Descriptions, Reviews, Etc.
Publisher Description:

This history of the idea of "neighborhood" in a major American city examines the transition of Atlanta, Georgia, from a place little concerned with residential segregation, tasteful surroundings, and property control to one marked by extreme concentrations of poverty and racial and class exclusion. Using Atlanta as a lens to view the wider nation, LeeAnn Lands shows how assumptions about race and class have coalesced with attitudes toward residential landscape aesthetics and home ownership to shape public policies that promote and protect white privilege.

Lands studies the diffusion of property ideologies on two separate but related levels: within academic, professional, and bureaucratic circles and within circles comprising civic elites and rank-and-file residents. By the 1920s, following the establishment of park neighborhoods such as Druid Hills and Ansley Park, white home owners approached housing and neighborhoods with a particular collection of desires and sensibilities: architectural and landscape continuity, a narrow range of housing values, orderliness, and separation from undesirable land uses--and undesirable people.

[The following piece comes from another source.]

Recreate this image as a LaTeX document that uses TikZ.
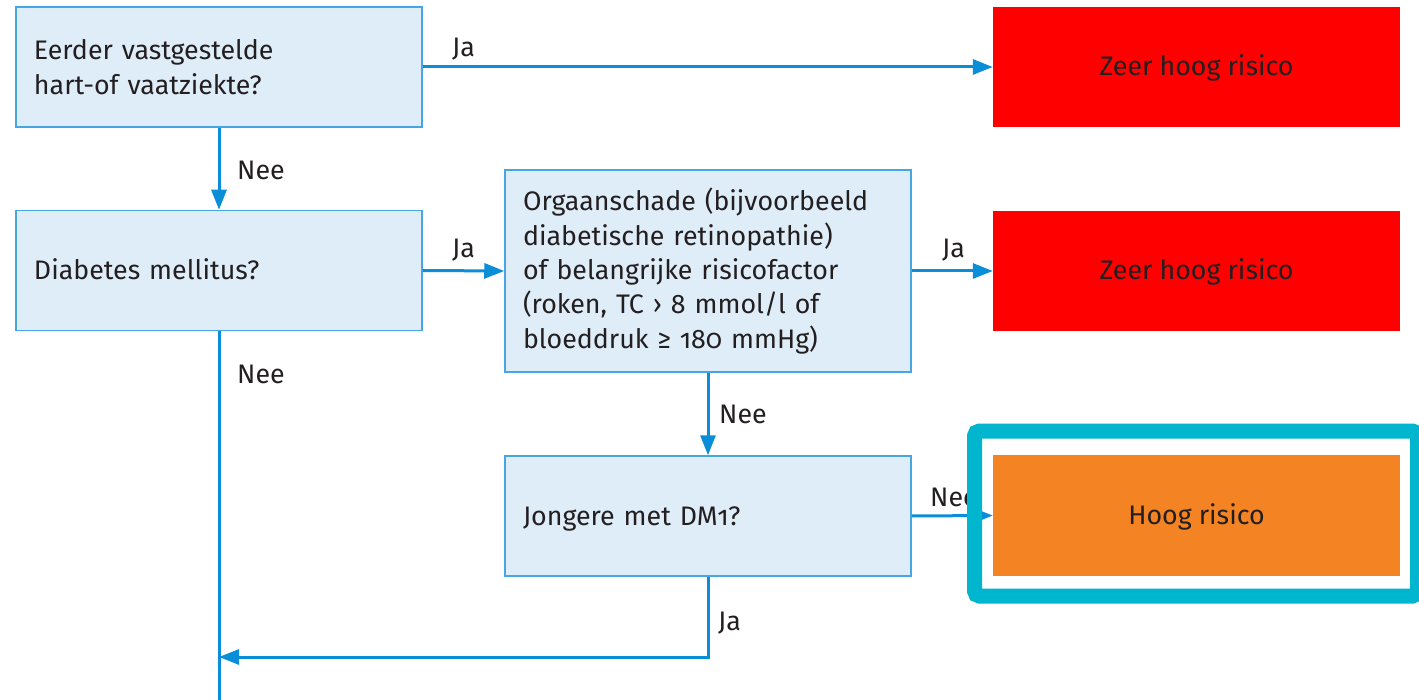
\documentclass[tikz,border=0pt]{standalone}
\usepackage{fontspec}
\setmainfont{Fira Sans}[Numbers=OldStyle]
\usetikzlibrary{arrows.meta}
\definecolor{qfill}{HTML}{DFEDF9}
\definecolor{qborder}{HTML}{45A6E3}
\definecolor{conncol}{HTML}{0B8ED8}
\definecolor{riskred}{HTML}{FF0000}
\definecolor{riskorange}{HTML}{F48324}
\definecolor{hlcol}{HTML}{00B5CE}
\definecolor{txt}{HTML}{231F20}
\tikzset{
  txtfont/.style={font=\fontsize{26.8}{34.3}\selectfont, text=txt},
  qbox/.style={txtfont, draw=qborder, fill=qfill, line width=1.5pt, minimum width=406pt,
    minimum height=120pt, text width=370pt, align=left, inner xsep=18pt, inner ysep=0pt},
  oneline/.style={text height=18pt, text depth=0pt},
  riskbox/.style={txtfont, minimum width=407pt, minimum height=120pt, inner sep=0pt, align=center,
    oneline},
  conn/.style={draw=conncol, line width=3pt, -{Triangle[length=20pt,width=15pt]}},
  plain/.style={draw=conncol, line width=3pt},
  lab/.style={txtfont, anchor=base west, inner sep=0pt},
  hl/.style={draw=hlcol, line width=15pt, rounded corners=5pt}
}
\begin{document}
\begin{tikzpicture}[x=1pt,y=-1pt]
\useasboundingbox (0,0) rectangle (1419,700);
\fill[white] (0,0) rectangle (1419,700);
% question boxes
\node[qbox] (b1) at (219,67) {Eerder vastgestelde\\hart-of vaatziekte?};
\node[qbox, oneline] (b2) at (219,270.5) {Diabetes mellitus?};
\node[qbox, minimum height=202pt] (b3) at (708,271) {Orgaanschade (bijvoorbeeld\\diabetische retinopathie)\\of belangrijke risicofactor\\(roken, TC › 8 mmol/l of\\bloeddruk ≥ 180 mmHg)};
\node[qbox, oneline] (b4) at (708,516) {Jongere met DM1?};
% risk boxes
\node[riskbox, fill=riskred] (r1) at (1196.5,67) {Zeer hoog risico};
\node[riskbox, fill=riskred] (r2) at (1196.5,271) {Zeer hoog risico};
\node[riskbox, fill=riskorange, minimum height=121pt] (r3) at (1196.5,515.5) {Hoog risico};
% helper coordinates
\coordinate (join) at (219,657);
\coordinate (bottom) at (219,705);
% connectors
\draw[conn] (b1.east) -- (r1.west);
\draw[conn] (b1.south) -- (b2.north);
\draw[conn] (b2.east) -- (b3.west);
\draw[conn] (b3.east) -- (r2.west);
\draw[conn] (b3.south) -- (b4.north);
\draw[conn] (b4.east) -- (r3.west);
\draw[conn] (b4.south) |- (join);
\draw[plain] (b2.south) -- (bottom);
% labels
\node[lab] (l1) at (452,57) {Ja};
\node[lab] (l2) at (237,180) {Nee};
\node[lab] (l3) at (452,258) {Ja};
\node[lab] (l4) at (942,258) {Ja};
\node[lab] (l5) at (719,424) {Nee};
\node[lab] (l6) at (930,506) {Nee};
\node[lab] (l7) at (718,630) {Ja};
\node[lab] (l8) at (237,384) {Nee};
% highlight frame
\draw[hl] (974.5,431) rectangle (1417.5,596);
\end{tikzpicture}
\end{document}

By the 1950s, these desires and sensibilities had been codified in federal, state, and local standards, practices, and laws. Today, Lands argues, far more is at stake than issues of access to particular neighborhoods, because housing location is tied to the allocation of a broad range of resources, including school funding, infrastructure, and law enforcement. Long after racial segregation has been outlawed, white privilege remains embedded in our culture of home ownership.